The international gold standard was declared dead in 1933 at the London Conference although all major nations including the UK, the US, Italy, and France wanted a return to the international gold standard. The proposal of drawing rights with the aim of stabilizing exchange rates also could not be initiated. The reason for the collapsing gold standard was attributed to the US and the UK forcing low peg to gold, as a result no consensus could e reached among major countries on returning back to gold standard. Increased tariff barriers were also one of the reasons hindering other nations to support a return to the gold standard. also other nations doubted Britain’s intentions of getting the benefit in the Commonwealth by not effectively forcing fiscal measures (Action Forex 2010). Some of the rescue options included reining in of foreign capital flow to safeguard emerging economies, strengthening the monetary power of the IMF and codification of debt rescheduling by permitting countries to request IMF to file for a debt hold agreement (Mandel &. Foust 1998).

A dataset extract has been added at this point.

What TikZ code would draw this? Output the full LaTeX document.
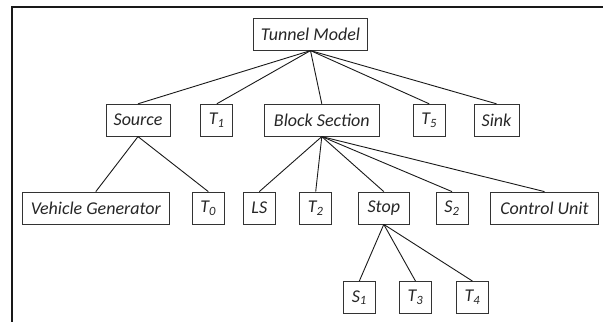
\documentclass[tikz,border=0pt]{standalone}
\usepackage{fontspec}
\setmainfont{Carlito}
\begin{document}
\begin{tikzpicture}[x=1pt,y=-1pt,
  box/.style={draw=black!80, line width=0.8pt, minimum height=32pt, inner xsep=2pt, inner ysep=0pt,
    font=\fontsize{18}{20}\selectfont\itshape, text=black!85},
  edge/.style={draw=black!90, line width=0.9pt},
  frame/.style={draw=black!90, line width=2pt}]
\useasboundingbox (0,0) rectangle (603,322);
% open frame: top and left rules
\coordinate (fr) at (603,7);
\coordinate (fc) at (12,7);
\coordinate (fb) at (12,322);
\draw[frame] (fr) -- (fc) -- (fb);
% level 0
\node[box, minimum width=114pt] (tm) at (310.5,34.2) {Tunnel Model};
% level 1
\node[box, minimum width=64pt]  (src)  at (138,120.2)   {Source};
\node[box, minimum width=32pt]  (t1)   at (216.8,120.2) {T\textsubscript{1}};
\node[box, minimum width=115pt] (bs)   at (321.8,120.2) {Block Section};
\node[box, minimum width=32pt]  (t5)   at (429.2,120.2) {T\textsubscript{5}};
\node[box, minimum width=45pt]  (sink) at (496.5,120.2) {Sink};
% level 2
\node[box, minimum width=147pt] (vg)   at (95.8,208)  {Vehicle Generator};
\node[box, minimum width=31.5pt](t0)   at (208.3,208) {T\textsubscript{0}};
\node[box, minimum width=31.5pt](ls)   at (259.3,208) {LS};
\node[box, minimum width=32pt]  (t2)   at (315.7,208) {T\textsubscript{2}};
\node[box, minimum width=51pt]  (stop) at (383.8,208) {Stop};
\node[box, minimum width=32pt]  (s2)   at (452,208)   {S\textsubscript{2}};
\node[box, minimum width=108pt] (cu)   at (544.5,208) {Control Unit};
% level 3
\node[box, minimum width=32pt]  (s1)   at (359.3,297.5) {S\textsubscript{1}};
\node[box, minimum width=32pt]  (t3)   at (415.5,297.5) {T\textsubscript{3}};
\node[box, minimum width=32pt]  (t4)   at (472.5,297.5) {T\textsubscript{4}};
% connectors
\foreach \c in {src,t1,bs,t5,sink} \draw[edge] (tm.south) -- (\c.north);
\foreach \c in {vg,t0} \draw[edge] (src.south) -- (\c.north);
\foreach \c in {ls,t2,stop,s2,cu} \draw[edge] (bs.south) -- (\c.north);
\foreach \c in {s1,t3,t4} \draw[edge] (stop.south) -- (\c.north);
\end{tikzpicture}
\end{document}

From 1939 to 1942 Britain exhausted all its stock of gold in purchasing ammunition, which made it clear that return to the gold standard was not possible. The predictions of John Maynard Keynes got proved to become a part of the “stability pact” finding Keynes voice heard in the Bretton Woods Agreement, signed on 1944 (Action Forex 2010).
Bretton Woods Agreement was signed for the establishment of International Bank for Reconstruction (IBRD, the World Bank), etc.